A divided Illinois Supreme Court has ruled plaintiffs can sue defendants who are deceased and then ask the court to appoint a special representative, an alternative to first identifying the proper personal representative of an estate in order to initiate litigation.

The underlying case stems from a February 2016 car collision. Jamie Lichter, who sustained injuries in the crash, sued Donald Christopher in January 2018, unaware he’d died in June 2017 without an estate opened in his name. In April 2018, Lichter moved to appoint Kimberly Carroll the estate’s special representative. 

Although a circuit court judge approved that request, lawyers for Christopher’s insurer, State Farm, eventually appeared on his behalf. Under state law, recovery in lawsuits involving an estate’s special representative is limited to proceeds from liability insurance.

In March 2020, State Farm won dismissal of the complaint, arguing Lichter failed by never moving to appoint a personal representative of Christopher’s estate. 

An Illinois First District Appellate Court reversed that order, finding there was no personal representative to defend Lichter’s lawsuit, and as such, she acted properly. 

State Farm took the matter to the Illinois Supreme Court, which issued its ruling Oct. 26.

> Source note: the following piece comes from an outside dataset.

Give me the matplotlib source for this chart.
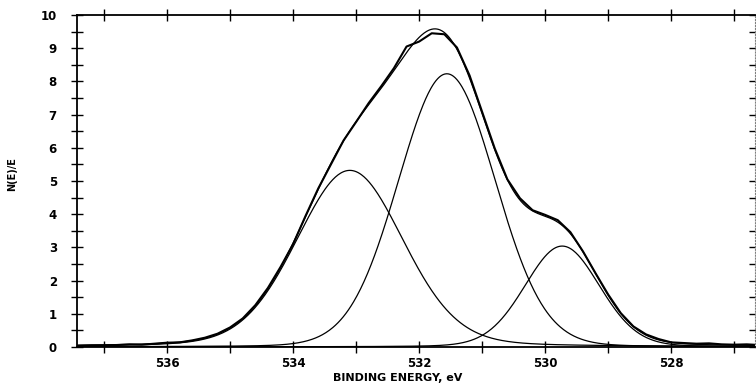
import numpy as np
import matplotlib.pyplot as plt
from matplotlib.ticker import MultipleLocator

# O 1s spectrum
energy = np.arange(537.4, 526.5, -0.2)
counts = [0.04, 0.05, 0.05, 0.06, 0.08, 0.07, 0.10, 0.13, 0.14, 0.20,
          0.28, 0.40, 0.59, 0.86, 1.26, 1.78, 2.41, 3.10, 3.96, 4.78,
          5.50, 6.22, 6.78, 7.35, 7.86, 8.40, 9.05, 9.20, 9.45, 9.42,
          9.02, 8.18, 7.08, 5.98, 5.05, 4.48, 4.12, 3.98, 3.82, 3.46,
          2.88, 2.22, 1.58, 1.02, 0.62, 0.38, 0.24, 0.14, 0.12, 0.10,
          0.11, 0.08, 0.07, 0.08, 0.06]

# fitted components (Gaussian/Lorentzian mix)
peak_centers = [533.10, 531.56, 529.73]
peak_heights = [5.32, 8.23, 3.04]
peak_fwhm = [2.00, 1.82, 1.40]
peak_lorentz = [0.15, 0.05, 0.10]


def pseudo_voigt(x, c, h, w, m):
    u = ((x - c) / w) ** 2
    return h * ((1 - m) * np.exp(-4 * np.log(2) * u) + m / (1 + 4 * u))


plt.rcParams['font.family'] = ['DejaVu Sans']
plt.rcParams['font.weight'] = 'bold'
plt.rcParams['axes.labelweight'] = 'bold'

fig = plt.figure(figsize=(7.56, 3.89), dpi=100)
ax = fig.add_axes([77 / 756, 1 - 347 / 389, 678 / 756, 332 / 389])

xs = np.linspace(537.5, 526.5, 800)
total = np.zeros_like(xs)
for c, h, w, m in zip(peak_centers, peak_heights, peak_fwhm, peak_lorentz):
    comp = pseudo_voigt(xs, c, h, w, m)
    total += comp
    ax.plot(xs, comp, color='black', linewidth=0.9)

ax.plot(xs, total, color='black', linewidth=0.9)
ax.plot(energy, counts, color='black', linewidth=1.5)

ax.set_xlim(537.43, 526.67)
ax.set_ylim(0, 10)

ax.xaxis.set_major_locator(MultipleLocator(2))
ax.xaxis.set_minor_locator(MultipleLocator(1))
ax.yaxis.set_major_locator(MultipleLocator(1))
ax.yaxis.set_minor_locator(MultipleLocator(0.5))
ax.xaxis.set_major_formatter(lambda v, p: f'{v:.0f}')

ax.tick_params(axis='both', which='both', direction='inout', color='black',
               width=1.0, top=True, right=True, labelsize=8.5, length=9)
ax.tick_params(axis='x', which='major', pad=3)
ax.tick_params(axis='y', which='major', pad=10)
ax.tick_params(axis='y', which='both', right=True, length=3, width=0.8)
ax.tick_params(axis='y', which='both', left=True, length=9, width=1.0)

for side in ['left', 'bottom', 'top']:
    ax.spines[side].set_linewidth(1.3)
ax.spines['right'].set_linestyle(':')
ax.spines['right'].set_color('gray')
ax.spines['right'].set_linewidth(0.8)

ax.set_xlabel('BINDING ENERGY, eV', fontsize=8, fontweight='bold')
ax.xaxis.set_label_coords((398 - 77) / 678, -26 / 332)
ax.set_ylabel('N(E)/E', fontsize=7, fontweight='bold')
ax.yaxis.set_label_coords(-60 / 678, 0.52)

plt.savefig('out.png', dpi=100)
plt.close()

Justice Joy V. Cunningham wrote the 4-2 opinion; Justices Mary Jane Theis, P. Scott Neville and Mary K. O’Brien concurred. Justice Elizabeth Rochford dissented with concurrence from Justice David Overstreet. Justice Lisa Holder White took no part in the decision.

State Farm’s argument, according to Cunningham, was based on an interpretation of state law regarding plaintiffs who file a lawsuit against a party they don’t know is deceased. The majority agreed Lichter didn’t know Christopher was dead until after the expiration of the statutory window for appointing a personal representative, but held the law doesn’t exclusively require such plaintiffs to seek a personal representative, nor does it conflict with the clause allowing pursuit of a special representative.

Rather, Cunningham wrote, “both subsections contain the word ‘may,’ confirming that either option is available to the plaintiff for her choosing and one subsection does not preclude the use of the other.”

The majority further noted State Farm failed to explain how the law could allow a plaintiff, aware of a defendant’s death when filing a suit and before the statutory limitation expires, could seek a special representative, but someone in Lichter’s position would be unable to do the same.

“We emphasize that the appointment of a special representative is not automatic; a plaintiff must move the court to appoint a special representative,” Cunningham wrote. “This allows the court to balance all the relevant considerations, including notice to any heirs and the timing of the filings. The trial court can then decide within its discretion if appointing a special representative is appropriate.”

In her dissent, Rochford said she is “completely sympathetic to the result” the majority reached, but said she couldn’t agree with how it read the state law. She continued by explaining the General Assembly placed its special representative provisions entirely within a certain subsection that, if read in the larger context of the legislation, supports State Farm’s position regarding statutory limitations.

Lichter could’ve sought a special representative “if she had been aware of (Christopher’s) death in time to take advantage of its provisions, but this was not the case,” Rochford wrote.

“(Lichter) learned of (Christopher’s) death after the statute of limitations expired, and thus she still had two years to file an amended complaint against a personal representative. She did not do so, and therefore her complaint was properly dismissed.”

In supporting her position, Rochford said she also would encourage lawmakers to determine whether the special representative provisions should be added to the subsection concerning plaintiffs who sue before learning an intended defendant is deceased.

Lichter has been represented in the case by attorney Yao O. Dinizulu, of the Dinizulu Law Group, of Chicago. 

State Farm was represented by attorneys Ellen J. O’Rourke and Jean M. Bradley, of the firm of Yvonne M. Kaminski & Associates, of Chicago. 

Attorneys for State Farm did not reply to an emailed request for comment from The Cook County Record.